Fortunately, with the holidays coming, it's not like there isn't plenty to do, especially when you've left the leaves to molder on the lawn...there's also plenty of work, graduate courses, time with the family, shopping and decorating the house. I did play dodgeball one night, but I was on the faculty-staff team and we got beat in straight games, so that was about ten minutes of exercise.
The point isn't to bore anyone who's reading with the mudanities of my everyday life, of which their are legion in any existence, no matter how exciting and fulfilled it might be. No, what I found was that you can take two weeks off and still be motivated, still have the same passion or hunger or whatever it is that pushes you. I knew if I took two weeks I would gain some weight. I knew there'd be some days where not having the satisfaction of having gotten in a really intense workout would be a little bit of a drag, say on Saturday and Sunday when you do your longer runs and bikes.

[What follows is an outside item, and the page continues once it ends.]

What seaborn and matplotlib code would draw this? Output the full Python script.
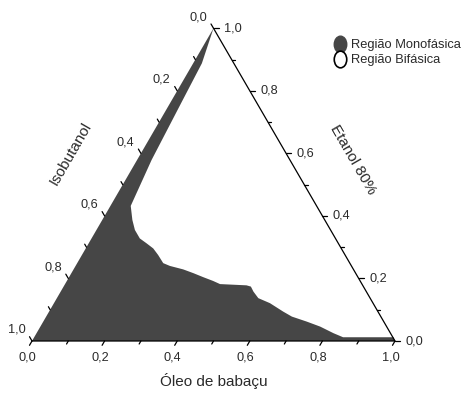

What really worried me was that two weeks of not working out would dull my motivation. The theory I've always had, which I've kind of kept to myself, is that the workouts and the days that really matter are the days when you really don't feel like being out there or in your basement or the gym or the pool but you go anyway and you turn out a quality workout that adds something to whatever you are preparing for. The days you feel great and go out and have a good workout are almost anti-climactic in a way. Maybe it's that I see myself as someone who gets by on effort, and those off days where you get the job done make race-day effort easier.
However, I feel good after two weeks off. There are still some sore spots, but there are things that will always be sore. I feel neither unmotivated nor do I feel like I am chomping at the bit. I just feel ready, ready to start up again, to start focusing on Arizona in 2007.